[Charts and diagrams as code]
#####

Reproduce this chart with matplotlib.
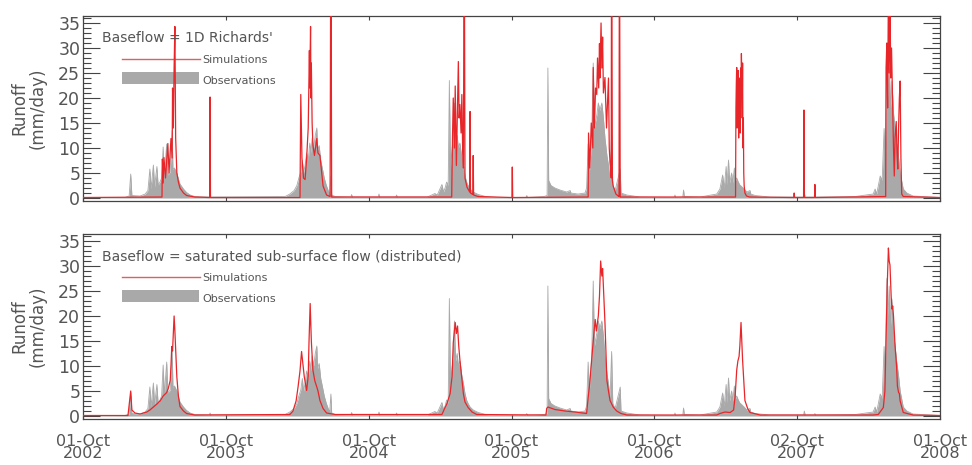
import numpy as np
import matplotlib
matplotlib.use('Agg')
import matplotlib.pyplot as plt
from matplotlib.patches import Rectangle
from matplotlib.ticker import MultipleLocator

# daily runoff (mm/day), days counted from 01-Oct-2002
obs_day = [0, 107, 118, 122, 125, 146, 159, 166, 171, 174, 180, 183, 189, 192, 197, 201, 205, 208, 214, 217,
           223, 228, 230, 234, 240, 244, 248, 257, 265, 274, 286, 323, 325, 327,
           517, 529, 540, 547, 552, 557, 561, 564, 568, 572, 576, 580, 583, 586, 590, 594, 598, 600, 604, 608,
           612, 617, 622, 627, 631, 634, 636, 645, 685, 687, 689, 755, 757, 759, 800, 802, 804,
           880, 892, 900, 906, 918, 922, 926, 930, 934, 937, 940, 943, 947, 950, 953, 957, 960, 964, 969, 973,
           977, 981, 985, 990, 998, 1011, 1030, 1060, 1133, 1135, 1137,
           1179, 1187, 1189, 1191, 1197, 1207, 1220, 1237, 1246, 1248, 1266, 1284, 1288, 1292, 1295, 1301, 1305,
           1308, 1314, 1318, 1322, 1327, 1331, 1335, 1340, 1344, 1348, 1352, 1355, 1361, 1374, 1376, 1391, 1425,
           1512, 1514, 1516, 1534, 1536, 1538, 1578, 1621, 1629, 1636, 1640, 1645, 1647, 1651, 1654, 1659, 1662,
           1666, 1669, 1672, 1676, 1680, 1683, 1691, 1698, 1706, 1708, 1719, 1757,
           1843, 1845, 1847, 1870, 1872, 1874, 1975, 2021, 2026, 2030, 2039, 2044, 2049, 2052, 2056, 2059, 2062,
           2066, 2069, 2073, 2077, 2081, 2086, 2090, 2098, 2107, 2123, 2192]
obs_val = [0.05, 0.1, 0.4, 4.8, 0.5, 0.4, 0.8, 1.5, 5.8, 1.8, 6.6, 2.2, 6.3, 2.6, 3.2, 4.0, 10.2, 4.2, 10.8, 4.6,
           5.2, 13.5, 5.8, 6.0, 5.0, 3.8, 2.8, 1.8, 1.1, 0.6, 0.3, 0.2, 0.6, 0.2,
           0.3, 0.8, 1.5, 2.5, 4.0, 5.2, 7.5, 5.0, 6.5, 9.0, 7.5, 11.0, 9.0, 12.0, 10.0, 12.5, 14.0, 9.5, 10.5, 7.5,
           6.0, 4.0, 2.6, 1.5, 0.8, 4.4, 0.6, 0.3, 0.2, 0.7, 0.2, 0.2, 0.8, 0.2, 0.2, 0.6, 0.2,
           0.2, 0.6, 0.9, 0.6, 2.7, 1.2, 2.0, 3.2, 2.5, 23.5, 6.0, 9.0, 12.0, 19.0, 11.0, 12.5, 10.0, 11.0, 8.0, 6.5,
           4.5, 3.2, 2.5, 1.8, 1.2, 0.7, 0.3, 0.1, 0.1, 0.5, 0.1,
           0.3, 0.5, 26.0, 3.5, 2.5, 2.0, 1.6, 1.2, 1.5, 1.0, 0.8, 1.0, 2.0, 10.8, 5.0, 11.5, 27.0,
           14.0, 16.5, 19.0, 17.5, 19.0, 16.0, 12.0, 8.5, 6.5, 3.5, 12.9, 2.5, 1.5, 5.8, 1.0, 0.6, 0.2,
           0.1, 0.6, 0.1, 0.2, 1.6, 0.3, 0.2, 0.8, 1.8, 4.6, 2.0, 6.3, 2.6, 7.6, 3.0, 5.0, 3.0,
           6.0, 3.5, 4.0, 3.2, 2.6, 2.4, 1.8, 1.2, 1.5, 0.8, 0.5, 0.2,
           0.2, 1.0, 0.2, 0.2, 0.5, 0.2, 0.3, 0.8, 1.8, 0.8, 4.4, 3.5, 13.9, 8.0, 27.5, 20.0, 26.0,
           18.0, 23.4, 17.0, 14.0, 11.0, 8.0, 5.0, 1.8, 1.0, 0.4, 0.1]

# simulated runoff, baseflow from 1D Richards'
rich_day = [0, 202, 203, 205, 207, 211, 217, 220, 225, 228, 229, 231, 233, 235, 237, 240, 244, 248, 257, 265, 286,
            324, 325, 326,
            555, 557, 560, 564, 568, 572, 576, 579, 580, 582, 583, 584, 586, 588, 592, 598, 601, 606, 614, 623,
            632, 634, 636,
            943, 945, 947, 950, 952, 955, 957, 960, 962, 964, 967, 969, 971, 973, 975, 977, 982, 989, 990, 991,
            997, 998, 999, 1010, 1097, 1098, 1099,
            1292, 1293, 1296, 1300, 1304, 1305, 1308, 1311, 1314, 1316, 1319, 1321, 1322, 1325, 1327, 1329, 1331,
            1335, 1339, 1344, 1346, 1348, 1351, 1352, 1354, 1356, 1363, 1369, 1371, 1372, 1374,
            1669, 1670, 1671, 1672, 1673, 1674, 1675, 1676, 1677, 1678, 1679, 1680, 1681, 1682, 1683, 1684, 1685,
            1686, 1687, 1688, 1689, 1690, 1691, 1693, 1697, 1705,
            1818, 1819, 1820, 1843, 1844, 1845, 1871, 1872, 1873,
            2053, 2054, 2056, 2058, 2060, 2062, 2064, 2066, 2068, 2070, 2071, 2073, 2075, 2077, 2080, 2082, 2084,
            2086, 2088, 2090, 2092, 2094, 2098, 2192]
rich_val = [0.1, 0.2, 7.8, 3.0, 8.1, 4.0, 10.9, 5.0, 11.9, 8.0, 22.0, 14.0, 26.0, 34.3, 12.0, 5.0, 3.2, 2.0, 1.0, 0.5, 0.2,
            0.1, 20.2, 0.1,
            0.1, 20.7, 8.0, 4.0, 3.7, 8.0, 14.0, 29.5, 22.0, 34.3, 20.0, 27.0, 15.0, 10.6, 8.5, 11.9, 9.0, 8.5, 2.4, 0.6,
            0.3, 60.0, 0.2,
            0.2, 12.0, 20.0, 10.0, 22.4, 6.5, 15.0, 27.3, 16.0, 18.7, 13.0, 20.7, 10.0, 6.0, 60.0, 4.0, 2.2, 1.2, 17.3, 1.0,
            0.7, 8.5, 0.6, 0.3, 0.1, 6.2, 0.1,
            0.2, 13.0, 6.0, 15.0, 10.0, 26.1, 14.0, 22.0, 20.7, 28.0, 22.0, 30.9, 24.0, 35.0, 26.0, 32.2, 21.0,
            24.1, 14.0, 24.0, 10.0, 7.1, 4.0, 60.0, 3.5, 2.4, 0.8, 0.4, 0.3, 60.0, 0.2,
            0.2, 18.0, 23.0, 26.1, 14.0, 24.0, 20.0, 25.5, 12.0, 22.0, 17.0, 24.0, 13.0, 26.0, 20.0, 28.9, 24.0,
            16.0, 27.0, 10.0, 16.0, 5.0, 2.5, 1.0, 0.4, 0.2,
            0.1, 1.0, 0.1, 0.1, 17.6, 0.1, 0.1, 2.7, 0.1,
            0.3, 26.0, 31.0, 18.0, 42.0, 25.0, 40.0, 24.0, 30.0, 22.0, 18.7, 10.0, 4.4, 12.0, 15.3, 9.0, 5.8,
            14.0, 20.0, 23.4, 8.0, 0.8, 0.3, 0.1]

# simulated runoff, baseflow from distributed saturated sub-surface flow
dist_day = [0, 115, 122, 125, 133, 146, 163, 171, 180, 189, 197, 205, 214, 218, 223, 225, 227, 229, 233, 235, 240,
            244, 248, 257, 265, 286,
            529, 537, 545, 550, 555, 559, 563, 566, 572, 576, 578, 581, 584, 588, 593, 598, 601, 606, 614, 623, 645,
            918, 926, 931, 939, 944, 947, 952, 955, 958, 961, 964, 969, 973, 977, 985, 995, 1007,
            1184, 1186, 1189, 1207, 1233, 1258, 1288, 1292, 1296, 1301, 1305, 1310, 1313, 1318, 1321, 1324, 1327,
            1329, 1332, 1335, 1340, 1344, 1348, 1356, 1365, 1376, 1391,
            1621, 1629, 1642, 1655, 1664, 1668, 1672, 1675, 1678, 1680, 1683, 1685, 1687, 1691, 1693, 1700, 1706, 1732,
            2021, 2034, 2047, 2051, 2054, 2057, 2060, 2062, 2064, 2067, 2069, 2071, 2073, 2077, 2081, 2083, 2086,
            2088, 2090, 2098, 2123, 2192]
dist_val = [0.1, 0.1, 5.0, 1.2, 0.6, 0.4, 0.8, 1.2, 1.8, 2.4, 3.0, 4.0, 4.7, 5.5, 7.1, 10.0, 13.9, 13.0, 20.0, 17.0, 7.8,
            4.0, 1.9, 1.0, 0.5, 0.2,
            0.3, 1.0, 3.0, 5.8, 9.0, 12.9, 10.0, 7.8, 5.1, 8.0, 14.7, 22.5, 15.0, 9.2, 7.0, 5.8, 5.0, 3.1, 1.5, 0.6, 0.3,
            0.3, 1.7, 2.5, 4.5, 8.0, 14.6, 18.7, 16.5, 18.0, 14.0, 11.2, 7.5, 4.4, 2.8, 1.7, 0.8, 0.3,
            0.2, 1.5, 1.8, 1.3, 1.0, 0.8, 0.5, 3.7, 6.5, 11.2, 15.0, 19.3, 17.0, 20.0, 24.0, 31.0, 28.0,
            29.5, 24.0, 18.7, 7.1, 5.0, 3.1, 1.8, 1.0, 0.5, 0.2,
            0.2, 0.5, 0.8, 0.7, 1.2, 4.0, 9.2, 11.0, 11.9, 14.0, 18.7, 15.0, 11.2, 6.0, 3.1, 1.5, 0.7, 0.2,
            0.2, 0.3, 1.7, 5.0, 15.9, 26.1, 33.6, 31.0, 30.2, 24.0, 21.4, 22.0, 20.0, 14.0, 9.8, 6.0, 4.7,
            4.5, 3.0, 0.7, 0.2, 0.1]

tick_dates = ['2002-10-01', '2003-10-01', '2004-10-01', '2005-10-01', '2006-10-01', '2007-10-02', '2008-10-01']
tick_labels = ['01-Oct\n2002', '01-Oct\n2003', '01-Oct\n2004', '01-Oct\n2005', '01-Oct\n2006',
               '02-Oct\n2007', '01-Oct\n2008']
titles = ["Baseflow = 1D Richards'", "Baseflow = saturated sub-surface flow (distributed)"]

start = np.datetime64('2002-10-01')


def to_dates(days):
    return start + np.asarray(days).astype('timedelta64[D]')


text_col = '#555555'
frame_col = '#444444'
red = '#e8262a'
grey = '#a9a9a9'

fig = plt.figure(figsize=(9.72, 4.65), dpi=100)
ax_top = fig.add_axes([0.0854, 0.5677, 0.8817, 0.3979])
ax_bot = fig.add_axes([0.0854, 0.0989, 0.8817, 0.3979])

obs_x = to_dates(obs_day)
for ax, sim_day, sim_val, title in [(ax_top, rich_day, rich_val, titles[0]),
                                    (ax_bot, dist_day, dist_val, titles[1])]:
    ax.fill_between(obs_x, obs_val, 0, color=grey, lw=0, zorder=1)
    ax.plot(obs_x, obs_val, color=grey, lw=0.6, zorder=1)
    ax.plot(to_dates(sim_day), sim_val, color=red, lw=0.9, zorder=3)

    ax.set_xlim(np.datetime64('2002-10-01'), np.datetime64('2008-10-01'))
    ax.set_ylim(-0.6, 36.4)
    ax.set_xticks([np.datetime64(d) for d in tick_dates])
    if ax is ax_bot:
        ax.set_xticklabels(tick_labels, fontsize=11.5, color=text_col, linespacing=0.75)
    else:
        ax.set_xticklabels([])
    ax.yaxis.set_minor_locator(MultipleLocator(1))
    ax.set_yticks(range(0, 36, 5))
    ax.set_yticklabels([str(v) for v in range(0, 36, 5)], fontsize=12.5, color=text_col)
    ax.tick_params(axis='y', which='major', direction='in', length=12, width=0.8,
                   left=True, right=True, color=frame_col, pad=2)
    ax.tick_params(axis='y', which='minor', direction='in', length=6, width=0.8,
                   left=True, right=True, color=frame_col)
    ax.tick_params(axis='x', which='major', direction='in', length=3, width=0.8,
                   top=True, bottom=True, color=frame_col, pad=11)
    for sp in ax.spines.values():
        sp.set_color(frame_col)
        sp.set_linewidth(0.9)

    ax.text(-0.064, 0.5, 'Runoff\n(mm/day)', transform=ax.transAxes, rotation=90,
            ha='center', va='center', fontsize=12, color=text_col, linespacing=1.0)

    # legend block
    ax.text(0.022, 0.88, title, transform=ax.transAxes, fontsize=10, color=text_col,
            ha='left', va='center')
    ax.plot([0.0455, 0.1365], [0.766, 0.766], transform=ax.transAxes, color='#e06060', lw=1, zorder=2)
    ax.text(0.139, 0.76, 'Simulations', transform=ax.transAxes, fontsize=8, color=text_col,
            ha='left', va='center')
    ax.add_patch(Rectangle((0.0455, 0.632), 0.09, 0.065, transform=ax.transAxes,
                           facecolor=grey, edgecolor='none', zorder=1))
    ax.text(0.139, 0.646, 'Observations', transform=ax.transAxes, fontsize=8, color=text_col,
            ha='left', va='center')

fig.savefig('out.png', dpi=100)
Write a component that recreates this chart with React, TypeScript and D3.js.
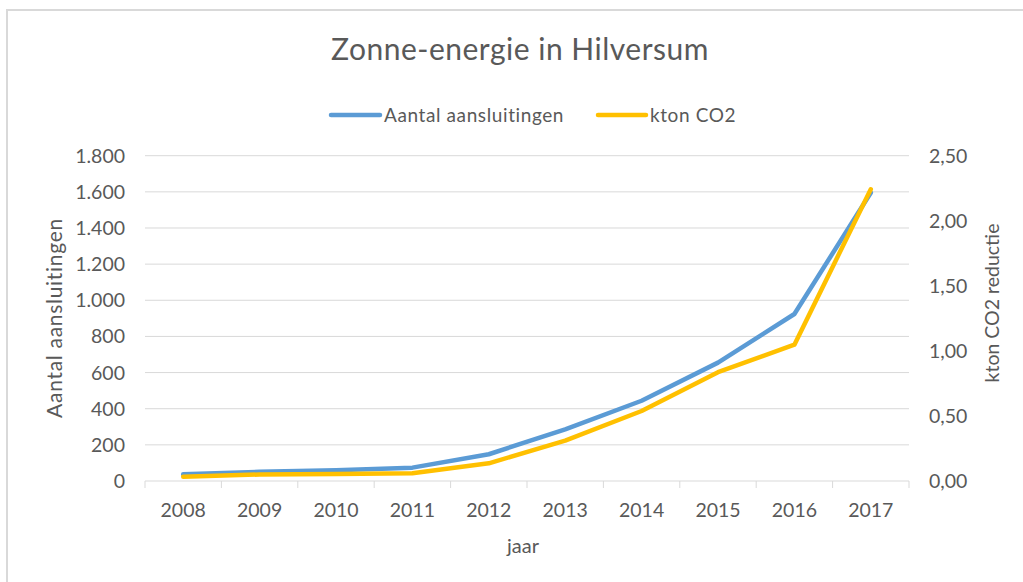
import React from 'react';
import * as d3 from 'd3';

// data
const years = ['2008', '2009', '2010', '2011', '2012', '2013', '2014', '2015', '2016', '2017'];
const aansluitingen = [37, 51, 60, 74, 148, 286, 444, 655, 924, 1595];
const ktonCO2 = [0.033, 0.05, 0.054, 0.06, 0.136, 0.31, 0.538, 0.836, 1.048, 2.242];
const leftTicks = [0, 200, 400, 600, 800, 1000, 1200, 1400, 1600, 1800];
const rightTicks = [0, 0.5, 1, 1.5, 2, 2.5];

const nl = d3.formatLocale({ decimal: ',', thousands: '.', grouping: [3], currency: ['€', ''] });
const fmtLeft = nl.format(',.0f');
const fmtRight = nl.format(',.2f');

const App = () => {
  const width = 1023;
  const height = 582;
  const margin = { top: 155.7, right: 114, bottom: 101, left: 145 };

  const font = 'Lato, "Open Sans", sans-serif';
  const textColor = '#595959';
  const gridColor = '#d9d9d9';
  const blue = '#5B9BD5';
  const yellow = '#FFC000';

  const x = d3.scaleBand().domain(years).range([margin.left, width - margin.right]).padding(0);
  const yL = d3.scaleLinear().domain([0, 1800]).range([height - margin.bottom, margin.top]);
  const yR = d3.scaleLinear().domain([0, 2.5]).range([height - margin.bottom, margin.top]);

  const cx = (d: string) => (x(d) as number) + x.bandwidth() / 2;

  const lineL = d3.line<number>().x((_, i) => cx(years[i])).y((d) => yL(d));
  const lineR = d3.line<number>().x((_, i) => cx(years[i])).y((d) => yR(d));

  const x0 = margin.left;
  const x1 = width - margin.right;
  const yBase = yL(0);

  // tick positions on category boundaries
  const boundaries = years.map((d) => x(d) as number).concat([x1]);

  return (
    <svg width={width} height={height} style={{ position: 'absolute', left: 0, top: 0, background: '#fff' }}>
      {/* chart frame */}
      <rect x={7} y={10} width={width + 10} height={height + 10} fill="#fff" stroke={gridColor} strokeWidth={2} />

      <text x={520} y={60} textAnchor="middle" fontFamily={font} fontSize={30} letterSpacing={0.5} fill={textColor}>
        Zonne-energie in Hilversum
      </text>

      {/* legend */}
      <g fontFamily={font} fontSize={19} letterSpacing={0.6} fill={textColor}>
        <line x1={331} x2={380} y1={115} y2={115} stroke={blue} strokeWidth={4.5} strokeLinecap="round" />
        <text x={384} y={122}>Aantal aansluitingen</text>
        <line x1={598} x2={646} y1={115} y2={115} stroke={yellow} strokeWidth={4.5} strokeLinecap="round" />
        <text x={650} y={122}>kton CO2</text>
      </g>

      {/* gridlines */}
      {leftTicks.slice(1).map((t) => (
        <line key={'g' + t} x1={x0} x2={x1} y1={yL(t)} y2={yL(t)} stroke={gridColor} strokeWidth={1} />
      ))}

      {/* x axis */}
      <line x1={x0} x2={x1} y1={yBase} y2={yBase} stroke={gridColor} strokeWidth={1} />
      {boundaries.map((b, i) => (
        <line key={'t' + i} x1={b} x2={b} y1={yBase} y2={yBase + 7} stroke={gridColor} strokeWidth={1} />
      ))}
      <g fontFamily={font} fontSize={19.5} fill={textColor} textAnchor="middle">
        {years.map((d) => (
          <text key={d} x={cx(d)} y={517}>{d}</text>
        ))}
      </g>

      {/* left axis labels */}
      <g fontFamily={font} fontSize={19.5} fill={textColor} textAnchor="end">
        {leftTicks.map((t) => (
          <text key={'l' + t} x={125} y={yL(t) + 7}>{fmtLeft(t)}</text>
        ))}
      </g>

      {/* right axis labels */}
      <g fontFamily={font} fontSize={19.5} fill={textColor} textAnchor="start">
        {rightTicks.map((t) => (
          <text key={'r' + t} x={929} y={yR(t) + 7}>{fmtRight(t)}</text>
        ))}
      </g>

      {/* axis titles */}
      <text transform="translate(62,318) rotate(-90)" textAnchor="middle" fontFamily={font} fontSize={21} letterSpacing={0.7} fill={textColor}>
        Aantal aansluitingen
      </text>
      <text transform="translate(999,303) rotate(-90)" textAnchor="middle" fontFamily={font} fontSize={19.5} fill={textColor}>
        kton CO2 reductie
      </text>
      <text x={523} y={553} textAnchor="middle" fontFamily={font} fontSize={20} fill={textColor}>
        jaar
      </text>

      {/* series */}
      <path d={lineL(aansluitingen) || ''} fill="none" stroke={blue} strokeWidth={4.5} strokeLinejoin="round" strokeLinecap="round" />
      <path d={lineR(ktonCO2) || ''} fill="none" stroke={yellow} strokeWidth={4.5} strokeLinejoin="round" strokeLinecap="round" />
    </svg>
  );
};

export default App;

#####

- **Description of the task**: Restate each line from the start of the listing through the line bearing "from matplotlib.ticker import MultipleLocator" word for word. Drop the pictures.

- **Written solution**:
Reproduce this chart with matplotlib.
import numpy as np
import matplotlib
matplotlib.use('Agg')
import matplotlib.pyplot as plt
from matplotlib.patches import Rectangle
from matplotlib.ticker import MultipleLocator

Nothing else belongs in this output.